Guilherme Montóia

Personal information
- Full name: Guilherme Manuel Serrão Montóia
- Date of birth: 14 September 2003 (age 23)
- Place of birth: Lisbon, Portugal
- Height: 1.85 m (6 ft 1 in)
- Position: Left back

Team information
- Current team: Jagiellonia Białystok
- Number: 23

Youth career
- 2010–2023: Benfica
- 2023–2024: Norwich City

Senior career*
- Years: Team / Apps / (Gls)
- 2023–2024: Norwich City / 0 / (0)
- 2024–2026: Estrela Amadora / 22 / (0)
- 2026–: Jagiellonia Białystok / 21 / (1)

International career
- 2018: Portugal U15 / 4 / (0)
- 2018–2019: Portugal U16 / 11 / (0)
- 2020: Portugal U17 / 4 / (0)
- 2022–2023: Portugal U20 / 5 / (0)

= Guilherme Montóia =

Portuguese association football player

Guilherme Manuel Serrão Montóia (born 14 September 2003) is a Portuguese professional footballer who plays as a left back for Polish Ekstraklasa club Jagiellonia Białystok.

==Club career==
Born in Lisbon, Montóia joined the youth team of local Benfica in 2010 and remained there until June 2023. In his final season, as a 19-year-old with the under-23 team, he played 29 games and scored twice.
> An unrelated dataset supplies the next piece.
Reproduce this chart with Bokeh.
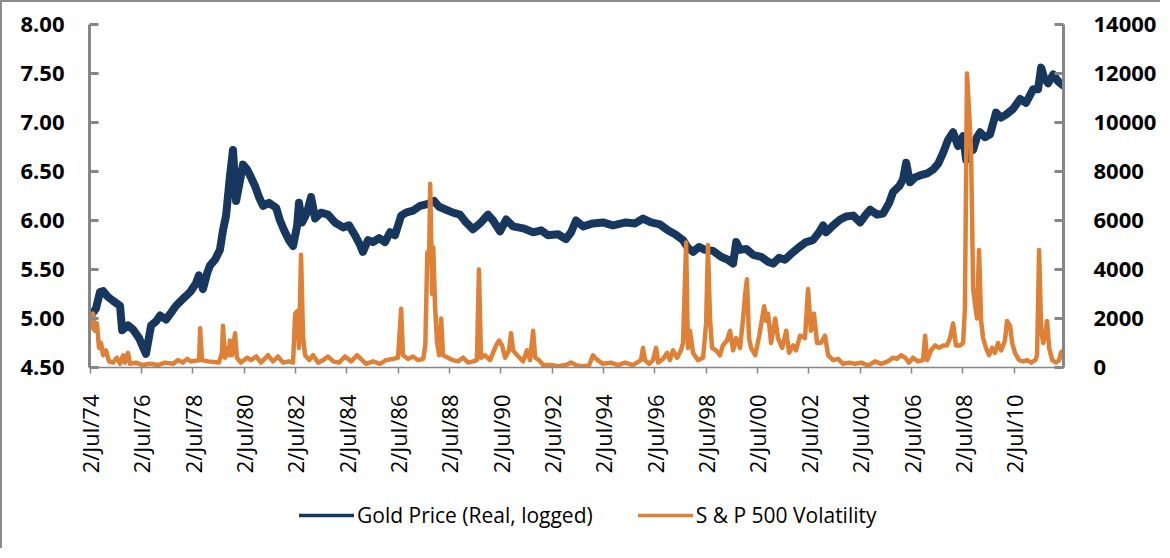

On 14 August 2023, Montóia signed for Norwich City in England, on a two-year contract with the option of a third. He featured on the substitutes' bench in the EFL Championship under manager David Wagner, and was released by mutual consent in August 2024 due to new signings in his position.

Montóia returned to his home country and signed for Estrela da Amadora for two years on 20 October 2024. He made his professional debut on 23 November, starting in a 7–0 loss away to Benfica in the fourth round of the Taça de Portugal.

On 23 January 2026, Montóia moved abroad again, signing for Jagiellonia Białystok, who were third in Poland's Ekstraklasa. He joined on a contract until June 2029, with the option of one more year.

==International career==
Montóia represented Portugal between under-15 and under-20 level.